般若経典、広く言えば大乗仏教のエッセンスは「智慧(=般若)と慈悲」にある、と筆者は捉えています。
もちろん単なる筆者の解釈ではなく、経典に典拠があります。それをもっとも端的に表現しているのが次の、『摩訶般若波羅蜜経』(鳩摩羅什訳)の句でしょう。
スブーティよ、菩薩・大士は二つのことを成し遂げるので、悪魔も〔それらを〕破壊することはできない。何を二つのことと言うか。一切の存在が空であることを洞察することと、一切の生きとし生けるものを捨てないということである。スブーティよ、菩薩はこの二つのことを成し遂げるので、悪魔も破壊することはできない。
須菩提、菩薩摩訶薩は二法を成就すれば、魔、壊すこと能はず。何等か二なる。一切法空なるを観ずると、一切衆生を捨てざるとなり。須菩提、菩薩は此の二法を成 就すれば、魔、壊すこと能はざるなり。(度空品第六十五)
「一切法空なるを観ず」が智慧=般若、「一切衆生を捨てざる」が慈悲に当たります。この二つのことを究極的には一つのこととして実践するのが、菩薩・大士です。
「菩薩」とはボーディサットヴァ・菩提=覚りを求める人という意味であり、「大士」とはマハーサットヴァ、自分だけの覚りではなくすべての人の覚り・救いを求める志の大きな人という意味です。
智慧を得て(菩提=覚り)苦しみの生存の廻り(輪廻)から解放され(解脱)、究極の安らぎ(涅槃)に到ることは自分の利益・自利です。
そして生きとし生けるものすべてをも、覚り、苦しみからの解放、究極の安らぎに到らせたいと思い行動することは利他です。
その両方を同時に一つのこととして追求する「自利・利他」が大乗の修行者・菩薩の目指すところです。「自利利他円満」「自利利他一如」という言葉で表現されます。
大乗仏教は、そういう自分だけでなくすべての人と共に覚り・救いを求めていく大きな乗り物である菩薩・大士の仏教なのです。
単に「個人の魂の救いを得る」ことを求めるのは、目的ではないどころか、むしろ小乗として批判・否定されています。
つまり、前に挙げた井上清氏や家永三郎氏など多くの近代主義的・進歩主義的な戦後知識人の理解(あえて言えば誤解)と異なり、大乗仏教は個人の内面のことも問題にしてはいますが、それだけを問題にしているのではない、と筆者には思われます。
『八千頌般若経』の中に、智慧と慈悲に関して非常に要領よく述べた言葉があります。

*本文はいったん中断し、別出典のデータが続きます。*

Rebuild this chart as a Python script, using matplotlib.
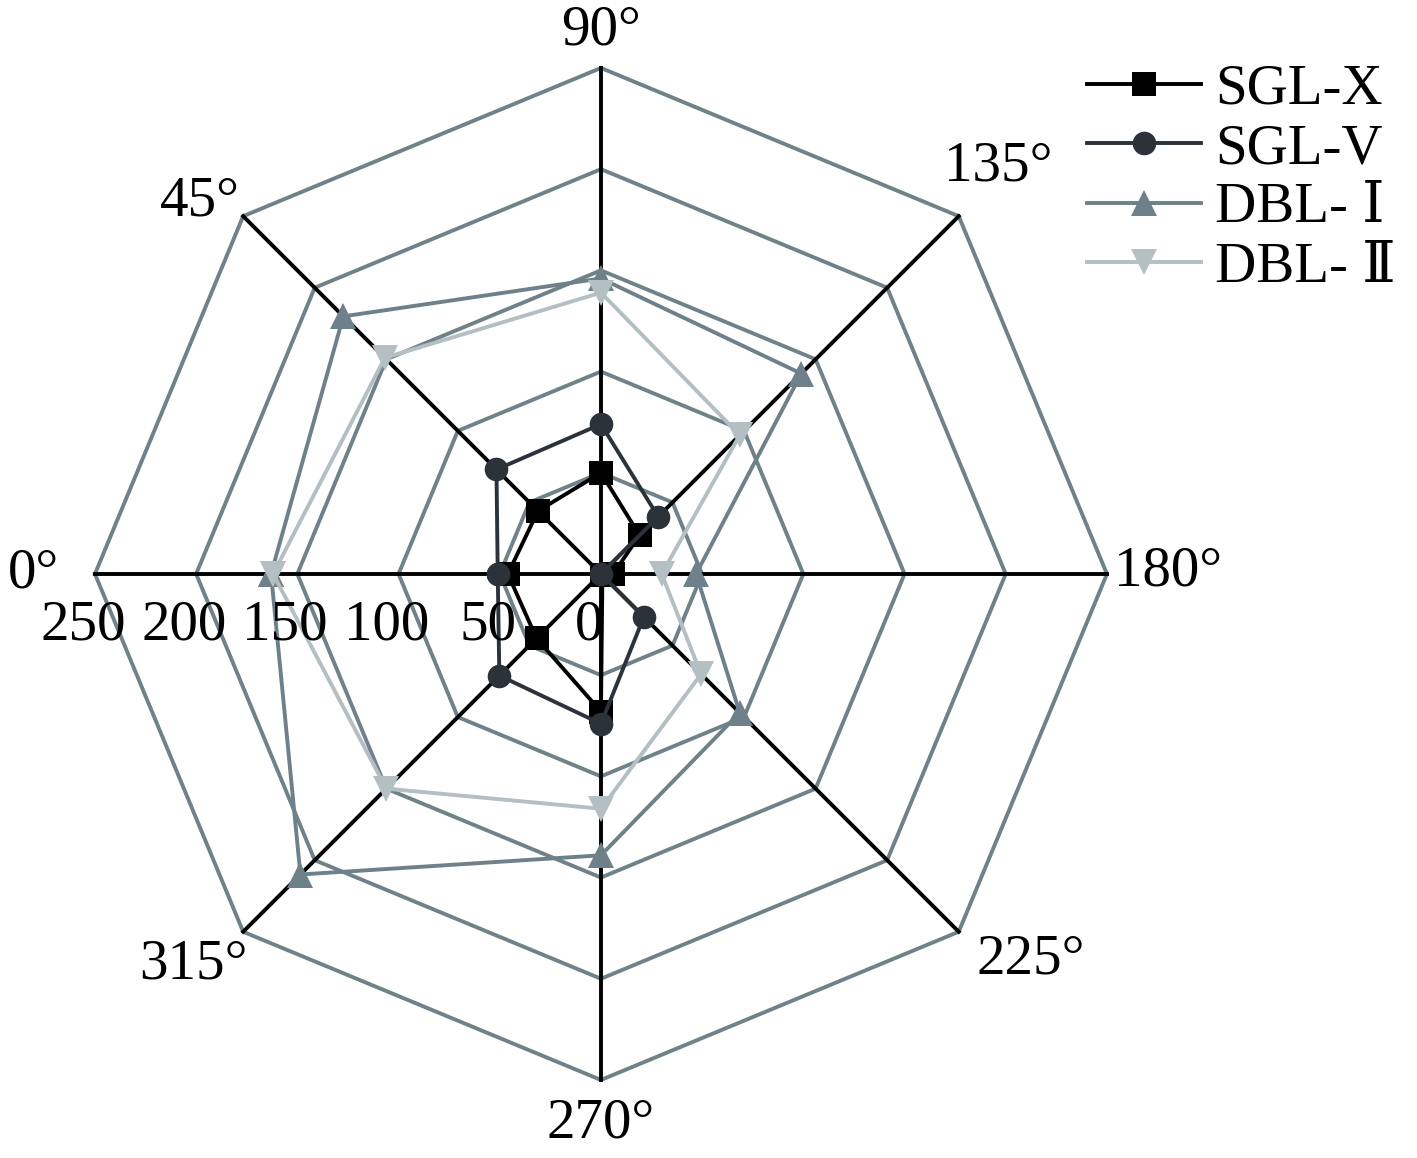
import numpy as np
import matplotlib.pyplot as plt

plt.rcParams['font.family'] = ['Liberation Serif', 'DejaVu Serif']

# directions (deg) and their labels
angles_deg = [0, 45, 90, 135, 180, 225, 270, 315]
angle_labels = ["0°", "45°", "90°", "135°", "180°", "225°", "270°", "315°"]
rings = [50, 100, 150, 200, 250]
ring_ticks = [250, 200, 150, 100, 50, 0]

# series values
sgl_x = [46, 44, 50, 27, 6, 1, 68, 45]
sgl_v = [51, 73, 74, 40, 0, 30, 74, 71]
dbl_1 = [163, 180, 146, 140, 47, 97, 139, 210]
dbl_2 = [162, 151, 139, 97, 30, 70, 116, 150]

names = ["SGL-X", "SGL-V", "DBL- Ⅰ", "DBL- Ⅱ"]
colors = ["#000000", "#2c3239", "#6e8089", "#b3bfc3"]
markers = ["s", "o", "^", "v"]
msizes = [17, 17, 19, 19]

# label offsets from the outer vertex, in pixels (right, up)
label_off = {0: (-62, 0), 45: (-43, 15), 90: (0, 37), 135: (39, 50),
             180: (61, 2), 225: (72, -28), 270: (0, -44), 315: (-50, -33)}

fig = plt.figure(figsize=(14.17, 11.58), dpi=100)
ax = fig.add_axes([0.067, 0.0674, 0.7142, 0.8739], projection='polar')
ax.set_theta_offset(np.pi)
ax.set_theta_direction(-1)
ax.set_ylim(0, 250)
ax.axis('off')

theta = np.deg2rad(angles_deg)
closed = np.append(theta, theta[0])

# octagon grid
for r in rings:
    ax.plot(closed, [r] * len(closed), color="#6f8289", lw=2.8, clip_on=False, zorder=1)
# spokes
for t in theta:
    ax.plot([t, t], [0, 250], color="black", lw=2.8, clip_on=False, zorder=2)

for vals, name, c, m, ms in zip([sgl_x, sgl_v, dbl_1, dbl_2], names, colors, markers, msizes):
    ax.plot(closed, vals + vals[:1], color=c, lw=2.8, marker=m, markersize=ms,
            markeredgewidth=0, label=name, clip_on=False, zorder=3)

px = 72 / 100
for a, t, lab in zip(angles_deg, theta, angle_labels):
    dx, dy = label_off[a]
    ax.annotate(lab, xy=(t, 250), xytext=(dx * px, dy * px), textcoords="offset points",
                ha="center", va="center", fontsize=41, annotation_clip=False)

for v in ring_ticks:
    ax.annotate(str(v), xy=(0, v + 6), xytext=(0, -37), textcoords="offset points",
                ha="center", va="center", fontsize=41, annotation_clip=False)

fig.legend(loc="upper left", bbox_to_anchor=(0.767, 0.945), frameon=False,
           fontsize=41, handlelength=2.0, handletextpad=0.25, labelspacing=0.13,
           borderpad=0, borderaxespad=0)

fig.savefig("out.png", dpi=100)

(中公文庫『大乗仏典〈3〉八千頌般若経Ⅱ』、一七六―七頁)
……菩薩大士とは難行の行者である。空性の道を追求し、空性によって時をすごし、空性の精神集中にはいりながら、しかも真実の究極を直証しないとは、菩薩大士 は最高の難行の行者である。それはなぜか。……菩薩大士にとっては、いかなる有情も見捨てるわけにいかない からである。彼には「私あらゆる有情を解放しなければならない」という性質の諸誓願があるのである。
菩薩・大士は、空・如を追求します。とことん追求し空・如と一体化してしまうと、あとはもうやらなければならないことは何もなくなり、解脱・涅槃に入るだけということになってしまいそうのですが、その手前のところで「いや、解脱・涅槃はやめよう。慈悲で行こう」と。空の覚りを、その手前ギリギリまで徹底的に目指す。しかし最後の最後のところで、入りきってしまわず戻ってくる。だから最高の難行といわれるわけです。

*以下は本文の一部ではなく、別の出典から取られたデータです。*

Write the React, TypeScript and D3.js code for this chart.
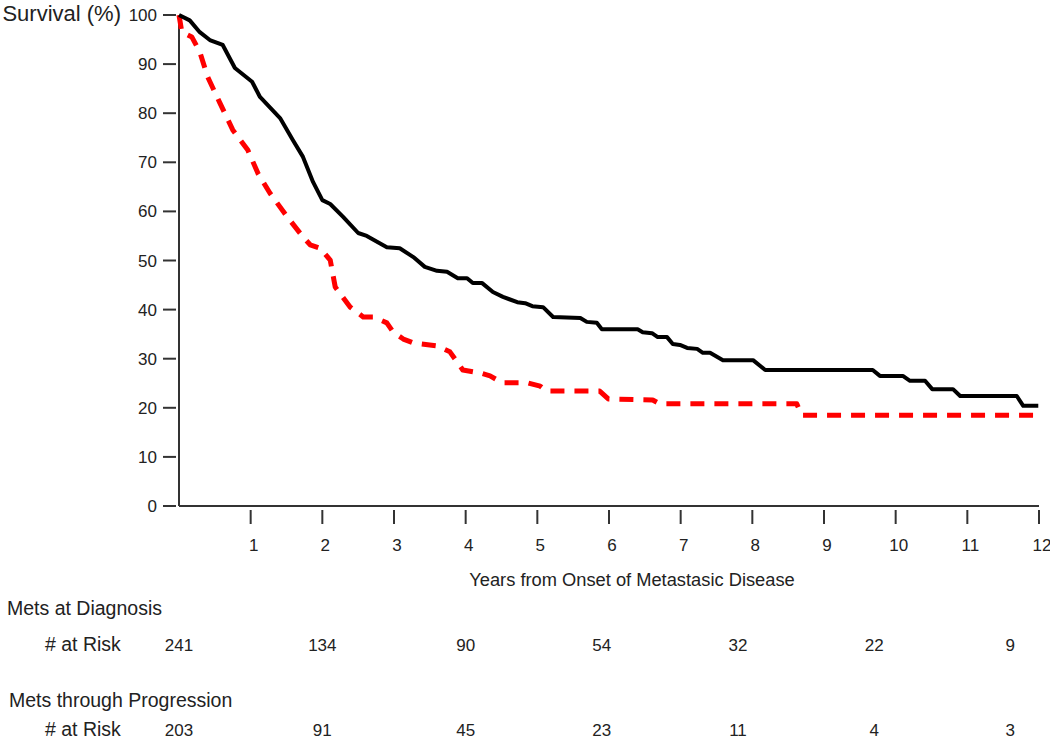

「有情」は、サンスクリット語で「サットヴァ」といい、「衆生」とも訳されます。「誓って必ずこれを実現しよう」という願いを誓願といいますが、まさにその諸々の誓願に生きるのが菩薩・大士あるいは菩薩・摩訶薩なのです。
これは日本の思想一般における「志に生きる」という言葉と言い換えてもいいと思います。
しかしその内容は非常に明確で、一切衆生・生きとし生けるものすべてを救おうという大きな志があって、そのためにはあれもしようこれもしよう、できるあらゆる手段を尽くそう、というのです。
長くなるので、次の記事にしようと思いますが、そのあらゆる手段のなかには「仏国土の建設」も含まれていて、単に個人の内面・魂の救いだけがテーマになっているのではないことは明確だと思われます。